No doubt due to a severe manpower shortage in the Fergusson College Economics Department, I have been selected to represent FC in the Second All India Economics Students Meet, which will be in Delhi in December. I am part of the Paper Presentation team. Our topic is "the National Rural Employment Guarantee Scheme 2005: A Stopgap Measure or a Revolutionary Approach to tackling Poverty?" (No prizes for guessing what stand we're taking). So while I'm leafing through old issues of EPW
or even older tomes on Indian Poverty, blogging might suffer. Apologies.
In the meanwhile, here are two good links.
Warren Meyer has a great article on Republicans abandoning their small-government platform, with some excellent gyan on why governments ought to be small in the first place:
Despite what politicians may argue, the government has only one unique quality no one else can match. They are not uniquely smart, or uniquely capable, or uniquely compassionate, or uniquely efficient, or even uniquely able to run large organizations. Their only unique capability is to deal with people by force, and to use force and the threat of force and imprisonment to compel individuals to do things they would no choose to do themselves.

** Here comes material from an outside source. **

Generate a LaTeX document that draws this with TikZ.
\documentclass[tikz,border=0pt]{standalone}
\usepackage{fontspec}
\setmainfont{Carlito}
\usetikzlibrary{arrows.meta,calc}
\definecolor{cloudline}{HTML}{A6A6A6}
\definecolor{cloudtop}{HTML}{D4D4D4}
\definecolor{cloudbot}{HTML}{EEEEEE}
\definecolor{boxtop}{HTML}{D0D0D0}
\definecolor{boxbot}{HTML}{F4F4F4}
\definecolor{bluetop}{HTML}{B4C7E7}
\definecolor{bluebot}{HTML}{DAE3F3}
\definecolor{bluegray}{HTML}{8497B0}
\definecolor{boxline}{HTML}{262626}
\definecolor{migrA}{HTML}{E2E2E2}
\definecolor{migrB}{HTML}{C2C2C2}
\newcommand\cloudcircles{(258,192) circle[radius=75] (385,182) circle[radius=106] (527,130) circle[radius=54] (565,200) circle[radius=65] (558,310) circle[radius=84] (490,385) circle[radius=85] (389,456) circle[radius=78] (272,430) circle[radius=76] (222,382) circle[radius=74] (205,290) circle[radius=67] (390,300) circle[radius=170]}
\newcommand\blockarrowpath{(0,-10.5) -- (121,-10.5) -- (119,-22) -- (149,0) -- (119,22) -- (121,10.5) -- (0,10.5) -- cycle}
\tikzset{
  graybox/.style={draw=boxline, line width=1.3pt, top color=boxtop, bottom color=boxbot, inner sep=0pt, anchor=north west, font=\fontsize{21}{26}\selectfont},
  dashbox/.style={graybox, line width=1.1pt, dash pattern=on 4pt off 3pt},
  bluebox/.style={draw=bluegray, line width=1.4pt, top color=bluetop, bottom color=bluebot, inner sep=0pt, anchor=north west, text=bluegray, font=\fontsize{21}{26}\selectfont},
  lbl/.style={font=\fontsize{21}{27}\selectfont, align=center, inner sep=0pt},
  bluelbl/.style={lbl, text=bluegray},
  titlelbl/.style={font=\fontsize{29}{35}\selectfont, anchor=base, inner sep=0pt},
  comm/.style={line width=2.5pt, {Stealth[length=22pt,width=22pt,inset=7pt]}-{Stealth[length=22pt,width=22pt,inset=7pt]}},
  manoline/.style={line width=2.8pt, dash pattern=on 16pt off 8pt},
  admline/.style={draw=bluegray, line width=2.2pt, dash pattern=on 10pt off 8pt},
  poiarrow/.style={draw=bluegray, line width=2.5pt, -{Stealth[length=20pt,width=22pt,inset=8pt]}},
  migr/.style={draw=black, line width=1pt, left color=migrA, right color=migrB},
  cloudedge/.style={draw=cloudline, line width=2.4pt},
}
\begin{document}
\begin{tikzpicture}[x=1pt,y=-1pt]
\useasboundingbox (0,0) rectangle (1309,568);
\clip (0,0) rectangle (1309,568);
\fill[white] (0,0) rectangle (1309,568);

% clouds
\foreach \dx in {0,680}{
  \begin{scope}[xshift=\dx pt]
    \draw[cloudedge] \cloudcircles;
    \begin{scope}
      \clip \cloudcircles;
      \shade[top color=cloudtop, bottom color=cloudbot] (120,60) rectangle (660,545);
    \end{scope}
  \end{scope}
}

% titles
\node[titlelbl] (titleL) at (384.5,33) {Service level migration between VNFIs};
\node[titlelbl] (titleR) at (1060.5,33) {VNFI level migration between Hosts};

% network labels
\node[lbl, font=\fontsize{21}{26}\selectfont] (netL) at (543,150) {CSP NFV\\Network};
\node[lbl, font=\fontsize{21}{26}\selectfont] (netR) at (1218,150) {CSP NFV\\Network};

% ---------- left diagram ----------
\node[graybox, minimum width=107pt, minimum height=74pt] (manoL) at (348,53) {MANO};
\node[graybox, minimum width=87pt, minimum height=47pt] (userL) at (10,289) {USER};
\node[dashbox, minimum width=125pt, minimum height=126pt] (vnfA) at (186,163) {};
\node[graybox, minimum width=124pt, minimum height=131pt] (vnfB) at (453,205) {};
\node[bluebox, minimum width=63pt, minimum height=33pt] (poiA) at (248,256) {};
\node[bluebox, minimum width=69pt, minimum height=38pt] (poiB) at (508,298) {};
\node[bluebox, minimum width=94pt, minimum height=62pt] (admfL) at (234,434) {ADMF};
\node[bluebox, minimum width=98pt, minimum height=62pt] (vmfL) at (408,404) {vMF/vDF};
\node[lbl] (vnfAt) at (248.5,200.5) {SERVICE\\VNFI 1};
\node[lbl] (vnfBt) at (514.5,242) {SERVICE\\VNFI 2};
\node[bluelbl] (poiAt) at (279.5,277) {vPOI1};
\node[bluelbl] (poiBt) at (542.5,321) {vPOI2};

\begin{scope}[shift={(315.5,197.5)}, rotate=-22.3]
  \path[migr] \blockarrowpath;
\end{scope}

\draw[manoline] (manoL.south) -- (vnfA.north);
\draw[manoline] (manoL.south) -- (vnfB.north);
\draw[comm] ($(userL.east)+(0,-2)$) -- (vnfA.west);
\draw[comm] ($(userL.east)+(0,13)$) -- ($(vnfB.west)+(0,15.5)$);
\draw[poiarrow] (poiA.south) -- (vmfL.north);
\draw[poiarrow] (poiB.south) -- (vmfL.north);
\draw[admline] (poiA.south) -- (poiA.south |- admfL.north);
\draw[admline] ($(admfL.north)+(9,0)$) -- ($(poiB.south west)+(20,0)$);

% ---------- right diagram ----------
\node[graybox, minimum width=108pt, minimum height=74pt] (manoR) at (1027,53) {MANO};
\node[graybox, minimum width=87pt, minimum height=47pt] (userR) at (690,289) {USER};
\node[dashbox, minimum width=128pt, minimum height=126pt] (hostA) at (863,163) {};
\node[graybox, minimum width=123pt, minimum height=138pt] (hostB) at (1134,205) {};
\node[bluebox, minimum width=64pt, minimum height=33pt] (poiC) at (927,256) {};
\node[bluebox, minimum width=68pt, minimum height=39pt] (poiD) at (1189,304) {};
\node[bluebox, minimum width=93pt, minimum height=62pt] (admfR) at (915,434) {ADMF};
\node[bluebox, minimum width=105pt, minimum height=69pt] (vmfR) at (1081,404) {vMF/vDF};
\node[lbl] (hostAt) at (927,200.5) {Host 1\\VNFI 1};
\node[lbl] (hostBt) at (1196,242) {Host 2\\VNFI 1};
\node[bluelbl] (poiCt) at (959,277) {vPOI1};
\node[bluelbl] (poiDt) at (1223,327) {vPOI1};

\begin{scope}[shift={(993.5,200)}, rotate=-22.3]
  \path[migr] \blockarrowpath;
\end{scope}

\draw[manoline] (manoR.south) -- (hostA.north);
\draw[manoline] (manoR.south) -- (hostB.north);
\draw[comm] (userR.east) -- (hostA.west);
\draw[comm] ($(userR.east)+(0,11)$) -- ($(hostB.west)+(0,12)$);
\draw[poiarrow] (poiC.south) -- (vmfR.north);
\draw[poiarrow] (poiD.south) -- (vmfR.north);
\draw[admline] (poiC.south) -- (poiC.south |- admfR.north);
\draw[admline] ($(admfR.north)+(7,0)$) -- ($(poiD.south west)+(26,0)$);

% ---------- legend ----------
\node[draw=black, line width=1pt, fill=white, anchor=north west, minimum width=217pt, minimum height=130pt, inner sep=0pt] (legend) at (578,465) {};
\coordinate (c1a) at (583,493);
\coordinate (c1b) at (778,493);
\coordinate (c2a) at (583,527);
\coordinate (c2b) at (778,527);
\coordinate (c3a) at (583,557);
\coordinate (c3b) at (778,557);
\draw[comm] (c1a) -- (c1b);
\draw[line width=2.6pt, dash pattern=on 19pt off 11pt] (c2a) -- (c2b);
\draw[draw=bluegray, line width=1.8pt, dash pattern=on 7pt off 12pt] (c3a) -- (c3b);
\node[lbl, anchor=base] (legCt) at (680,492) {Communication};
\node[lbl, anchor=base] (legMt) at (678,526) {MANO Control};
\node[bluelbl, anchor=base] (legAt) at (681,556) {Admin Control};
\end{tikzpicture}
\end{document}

Good stuff. You can read it here
Russel Roberts has an article up on The Fallacy of Affordability:
Exxon and Mobil made a lot of money last quarter. The Drudge Report headline on the story:
OK, HOW ABOUT LOWERING THE PRICES NOW?!? I'd be tempted to answer by saying, well, Drudge, if they lower prices when profits are high, are you willing to make a charitable contribution to oil company stockholders when profits are low or negative? But the real error isn't the asymmetry. It's the assumption that transactions are zero sum--the implict assumption in the headline that when prices are high, I'm exploited so it's time to give me a rebate.